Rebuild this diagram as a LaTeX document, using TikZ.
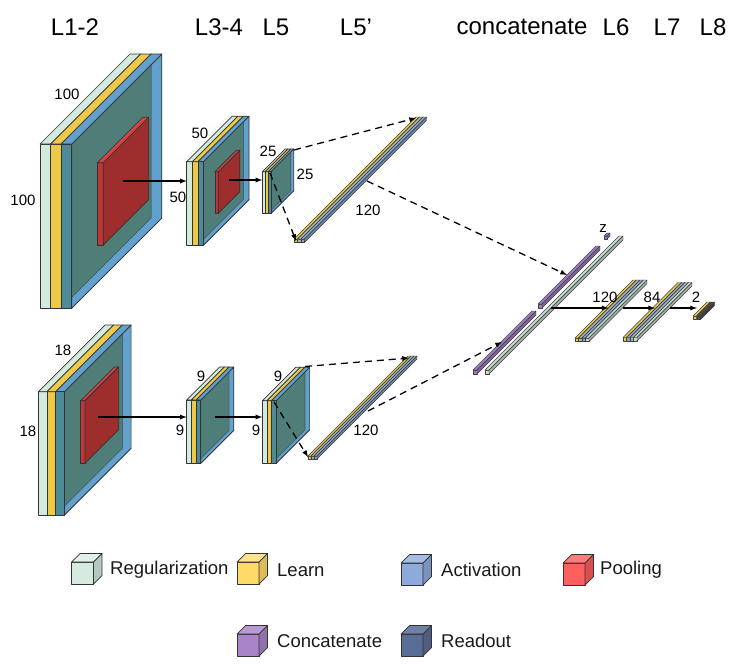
\documentclass[tikz,border=0pt]{standalone}
\usepackage{fontspec}
\setmainfont{Liberation Sans}

\definecolor{regc}{HTML}{D3EADF}
\definecolor{learnc}{HTML}{EEC847}
\definecolor{actc}{HTML}{62A0CE}
\definecolor{actfront}{HTML}{4C8B9A}
\definecolor{tealc}{HTML}{4F7E79}
\definecolor{poolfront}{HTML}{C23535}
\definecolor{poolside}{HTML}{9E2E2E}
\definecolor{pooltop}{HTML}{D04545}
\definecolor{rodg}{HTML}{A9B8B0}
\definecolor{rodb}{HTML}{8AA6CF}
\definecolor{concatc}{HTML}{A07CC0}
\definecolor{longc}{HTML}{C9DCD3}
\definecolor{readc}{HTML}{4A4A4A}
% legend cubes: front, top, side
\definecolor{kregf}{HTML}{D5EBE0}\definecolor{kregt}{HTML}{E1F0E8}\definecolor{kregs}{HTML}{B5C8BF}
\definecolor{klrnf}{HTML}{FFD966}\definecolor{klrnt}{HTML}{FFE28A}\definecolor{klrns}{HTML}{DCBB58}
\definecolor{kactf}{HTML}{8EAADB}\definecolor{kactt}{HTML}{A5BCE3}\definecolor{kacts}{HTML}{7A93BD}
\definecolor{kpolf}{HTML}{FF5F5F}\definecolor{kpolt}{HTML}{FF7A7A}\definecolor{kpols}{HTML}{D94F4F}
\definecolor{kcatf}{HTML}{A884C9}\definecolor{kcatt}{HTML}{B99BD4}\definecolor{kcats}{HTML}{9070AD}
\definecolor{kredf}{HTML}{5A6D96}\definecolor{kredt}{HTML}{6F81A6}\definecolor{kreds}{HTML}{4D5E81}

\tikzset{
  face/.style={draw=black!80,line width=.7pt,line join=round},
  barline/.style={draw=black!75,line width=.4pt,line join=round},
  dim/.style={font=\fontsize{15}{18}\selectfont,inner sep=0pt},
  title/.style={font=\fontsize{24}{28}\selectfont,inner sep=0pt},
  legtext/.style={font=\fontsize{18.5}{22}\selectfont,inner sep=0pt,anchor=west,text=black!90},
  flowline/.style={->,line width=1.3pt},
  dashline/.style={->,line width=1.3pt,dash pattern=on 7pt off 5pt},
}

% x, y, thickness, height, depth, front, top, side
\newcommand{\slab}[8]{%
  \filldraw[face,fill=#6] (#1,#2) rectangle ++(#3,#4);
  \filldraw[face,fill=#7] (#1,#2) -- ++(#5,-#5) -- ++(#3,0) -- ++(-#5,#5) -- cycle;
  \filldraw[face,fill=#8] ({#1+#3},#2) -- ++(#5,-#5) -- ++(0,#4) -- ++(-#5,#5) -- cycle;
}
% x, y, size, depth, colour
\newcommand{\onebar}[5]{\slab{#1}{#2}{#3}{#3}{#4}{#5}{#5}{#5!80!black}}
% x, y, thickness, height, depth
\newcommand{\convblock}[5]{%
  \filldraw[face,fill=regc] (#1,#2) rectangle ++(#3,#4);
  \filldraw[face,fill=regc] (#1,#2) -- ++(#5,-#5) -- ++(#3,0) -- ++(-#5,#5) -- cycle;
  \filldraw[face,fill=learnc] ({#1+#3},#2) rectangle ++(#3,#4);
  \filldraw[face,fill=learnc] ({#1+#3},#2) -- ++(#5,-#5) -- ++(#3,0) -- ++(-#5,#5) -- cycle;
  \filldraw[face,fill=actc] ({#1+2*#3},{#2+#4}) -- ++(#3,0) -- ++(#5,-#5) -- ++(-#3,0) -- cycle;
  \filldraw[face,fill=actc] ({#1+3*#3},#2) -- ++(#5,-#5) -- ++(0,#4) -- ++(-#5,#5) -- cycle;
  \filldraw[face,fill=tealc,draw opacity=.5] ({#1+3*#3},#2) -- ++({#5-#3},{#3-#5}) -- ++(0,{#4-#3}) -- ++({#3-#5},{#5-#3}) -- cycle;
  \filldraw[face,fill=actc] ({#1+2*#3},#2) -- ++(#5,-#5) -- ++(#3,0) -- ++(-#5,#5) -- cycle;
  \filldraw[face,fill=actfront] ({#1+2*#3},#2) rectangle ++(#3,#4);
}

\begin{document}
\begin{tikzpicture}[x=1pt,y=-1pt,>=latex]
  \useasboundingbox (0,0) rectangle (747,664);

  % titles
  \node[title] (tL12) at (75,27) {L1-2};
  \node[title] (tL34) at (219,27) {L3-4};
  \node[title] (tL5) at (276,27) {L5};
  \node[title] (tL5p) at (356,27) {L5’};
  \node[title] (tcat) at (522,27) {concatenate};
  \node[title] (tL6) at (616,27) {L6};
  \node[title] (tL7) at (667,27) {L7};
  \node[title] (tL8) at (713,27) {L8};

  % upper branch
  \convblock{40}{144}{10.6}{164}{90}
  \slab{97.3}{162.7}{6}{82.3}{45.5}{poolfront}{pooltop}{poolside}
  \convblock{186.7}{161.7}{5.6}{83.3}{45.5}
  \slab{215}{171.7}{3.3}{41.6}{21.5}{poolfront}{pooltop}{poolside}
  \convblock{262.3}{171.7}{2.9}{41.6}{22.7}
  \begin{scope}[face/.style={barline}]
    \onebar{294}{239}{3.5}{122}{learnc}
    \onebar{297.5}{239}{3.5}{122}{rodg}
    \onebar{301}{239}{3.5}{122}{rodb}
  \end{scope}

  % lower branch
  \convblock{38.3}{391.7}{8.7}{123.3}{66.7}
  \slab{80.7}{400.7}{4.3}{62.6}{33.7}{poolfront}{pooltop}{poolside}
  \convblock{186.7}{400}{4.7}{63.3}{33}
  \convblock{262.3}{400.7}{4.6}{62.6}{33.5}
  \begin{scope}[face/.style={barline}]
    \onebar{308}{456}{3}{100}{learnc}
    \onebar{311}{456}{3}{100}{rodg}
    \onebar{314}{456}{3}{100}{rodb}
  \end{scope}

  % concatenate and dense layers
  \begin{scope}[face/.style={barline}]
    \onebar{473}{370}{4}{59}{concatc}
    \onebar{538}{304}{4}{58}{concatc}
    \onebar{485}{370}{4}{134}{longc}
    \onebar{604}{236}{3}{3}{concatc}
    \onebar{575}{338}{3.5}{58}{learnc}
    \onebar{578.5}{338}{3.5}{58}{rodg}
    \onebar{582}{338}{3.5}{58}{rodb}
    \onebar{585.5}{338}{3.5}{58}{longc}
    \onebar{623}{337.5}{3.5}{55}{learnc}
    \onebar{626.5}{337.5}{3.5}{55}{rodb}
    \onebar{630}{337.5}{3.5}{55}{rodg}
    \onebar{633.5}{337.5}{3.5}{55}{longc}
    \onebar{693}{316}{3.5}{14}{learnc}
    \onebar{697}{316}{3.5}{14}{readc}
  \end{scope}

  % sizes
  \node[dim] (sA1) at (67,94) {100};
  \node[dim] (sA2) at (23,200) {100};
  \node[dim] (sB1) at (200,133) {50};
  \node[dim] (sB2) at (178,197) {50};
  \node[dim] (sC1) at (268,151) {25};
  \node[dim] (sC2) at (305,174) {25};
  \node[dim] (sR1) at (368,210) {120};
  \node[dim] (sD1) at (63,350) {18};
  \node[dim] (sD2) at (28,431) {18};
  \node[dim] (sE1) at (201,376) {9};
  \node[dim] (sE2) at (180,430) {9};
  \node[dim] (sF1) at (278,376) {9};
  \node[dim] (sF2) at (256,430) {9};
  \node[dim] (sR2) at (366,430) {120};
  \node[dim] (sz) at (603,229) {z};
  \node[dim] (s6) at (605,297) {120};
  \node[dim] (s7) at (652,297) {84};
  \node[dim] (s8) at (696,297) {2};

  % connections
  \coordinate (poolA) at (123,181);  \coordinate (inB) at (186.7,181);
  \coordinate (poolB) at (229,180);  \coordinate (inC) at (262.3,180);
  \coordinate (cTop) at (294,150);   \coordinate (rodTend) at (416,118);
  \coordinate (cFront) at (270,173); \coordinate (rodTstart) at (296,241);
  \coordinate (rodTmid) at (367,181); \coordinate (catU) at (567,275);
  \coordinate (poolD) at (97.5,417); \coordinate (inE) at (186.7,417);
  \coordinate (midE) at (214.5,417); \coordinate (inF) at (262.3,417);
  \coordinate (fTop) at (305,366.5); \coordinate (rodBend) at (409,358);
  \coordinate (fFront) at (274,402); \coordinate (rodBstart) at (308,457);
  \coordinate (rodBmid) at (368,411); \coordinate (catL) at (502,342);
  \coordinate (longmid) at (551,308); \coordinate (inL6) at (608.5,308);
  \coordinate (outL6) at (623,308);  \coordinate (inL7) at (655,308);
  \coordinate (outL7) at (670,308);  \coordinate (inL8) at (697,308);

  \draw[flowline] (poolA) -- (inB);
  \draw[flowline] (poolB) -- (inC);
  \draw[flowline] (poolD) -- (inE);
  \draw[flowline] (midE) -- (inF);
  \draw[dashline] (cTop) -- (rodTend);
  \draw[dashline] (cFront) -- (rodTstart);
  \draw[dashline] (fTop) -- (rodBend);
  \draw[dashline] (fFront) -- (rodBstart);
  \draw[dashline] (rodTmid) -- (catU);
  \draw[dashline] (rodBmid) -- (catL);
  \draw[flowline] (longmid) -- (inL6);
  \draw[flowline] (outL6) -- (inL7);
  \draw[flowline] (outL7) -- (inL8);

  % legend
  \slab{71.5}{562}{22}{22}{8.5}{kregf}{kregt}{kregs}
  \slab{237}{562}{22}{22}{8.5}{klrnf}{klrnt}{klrns}
  \slab{401}{563}{22}{22}{8.5}{kactf}{kactt}{kacts}
  \slab{563}{563}{22}{22}{8.5}{kpolf}{kpolt}{kpols}
  \slab{237}{634}{22}{22}{8.5}{kcatf}{kcatt}{kcats}
  \slab{401}{634}{22}{22}{8.5}{kredf}{kredt}{kreds}
  \node[legtext] (lreg) at (110,570) {Regularization};
  \node[legtext] (llearn) at (277,570) {Learn};
  \node[legtext] (lact) at (441,570) {Activation};
  \node[legtext] (lpool) at (600,570) {Pooling};
  \node[legtext] (lcat) at (277,641) {Concatenate};
  \node[legtext] (lread) at (441,641) {Readout};
\end{tikzpicture}
\end{document}
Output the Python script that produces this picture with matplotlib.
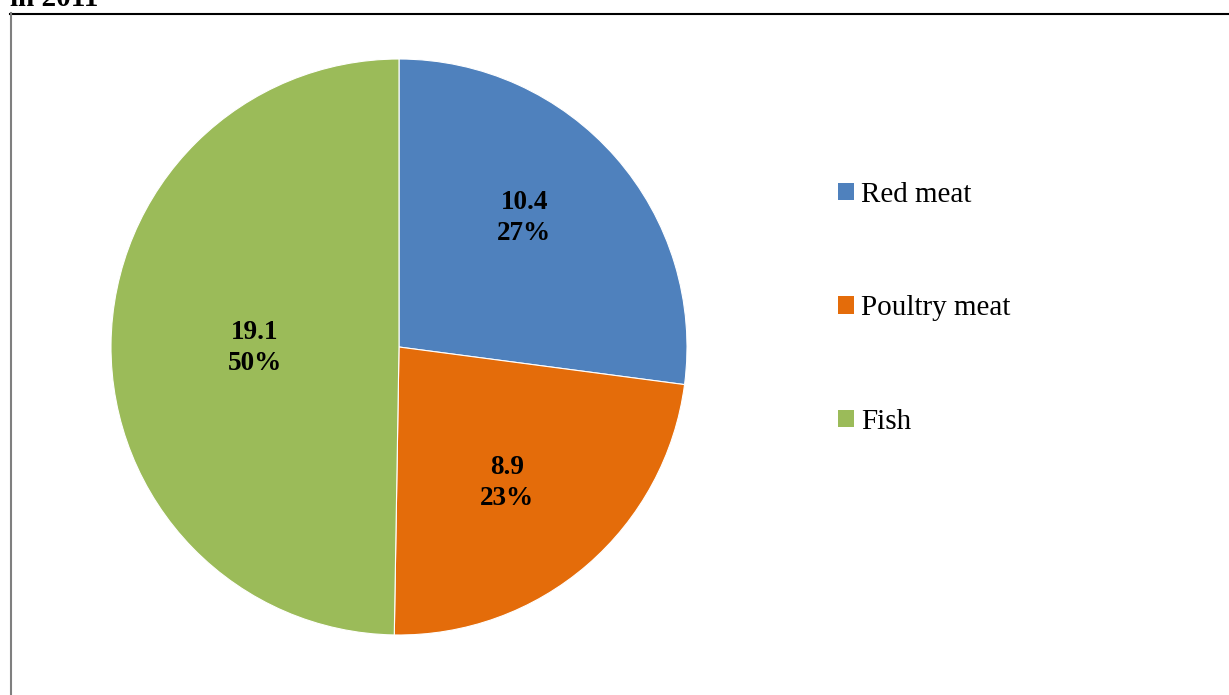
import matplotlib
matplotlib.use("Agg")
import matplotlib.pyplot as plt
from matplotlib.lines import Line2D
import numpy as np

categories = ["Red meat", "Poultry meat", "Fish"]
values = [10.4, 8.9, 19.1]
percent_labels = ["27%", "23%", "50%"]
colors = ["#4F81BD", "#E46C0A", "#9BBB59"]
title_text = "in 2011"

plt.rcParams['font.family'] = ['Liberation Serif', 'DejaVu Serif']

W, H = 1229, 695
fig = plt.figure(figsize=(W / 100, H / 100), dpi=100)

def fx(x): return x / W
def fy(y): return 1 - y / H

fig.add_artist(Line2D([fx(10), fx(1229)], [fy(13.5), fy(13.5)], color="black", lw=1.5))
fig.add_artist(Line2D([fx(10.5), fx(10.5)], [fy(13), fy(695)], color="#7f7f7f", lw=1.5))

fig.text(fx(10), fy(6), title_text, fontsize=21, fontweight="bold", va="baseline", ha="left")

cx, cy, r = 399, 347, 288
ax = fig.add_axes([fx(cx - r), fy(cy + r), 2 * r / W, 2 * r / H])
wedges, _ = ax.pie(values, colors=colors, startangle=90, counterclock=False,
                   wedgeprops=dict(linewidth=0.8, edgecolor="white"))
ax.set_xlim(-1, 1)
ax.set_ylim(-1, 1)
ax.set_aspect("equal")

dists = [0.624, 0.603, 0.5]
ang_shift = [4.6, -2.3, 0.8]
for w, v, p, d, s in zip(wedges, values, percent_labels, dists, ang_shift):
    ang = np.deg2rad((w.theta1 + w.theta2) / 2 + s)
    ax.text(d * np.cos(ang), d * np.sin(ang), f"{v}\n{p}", ha="center", va="center",
            fontsize=19.5, fontweight="bold", linespacing=1.3)

leg = fig.legend(wedges, categories, loc="upper left",
                 bbox_to_anchor=(fx(826), fy(170)), frameon=False,
                 fontsize=21, handlelength=0.55, handleheight=0.55,
                 handletextpad=0.25, labelspacing=3.0, borderaxespad=0)
for h in leg.legend_handles:
    h.set_edgecolor("none")

fig.savefig("out.png", dpi=100)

=====

EXERCISE DIRECTIONS —
Give again the lines from "Output the Python" to "import numpy as np" exactly, both of those lines included, and do not include any pictures.

FINAL ANSWER —
Output the Python script that produces this picture with matplotlib.
import matplotlib
matplotlib.use("Agg")
import matplotlib.pyplot as plt
from matplotlib.lines import Line2D
import numpy as np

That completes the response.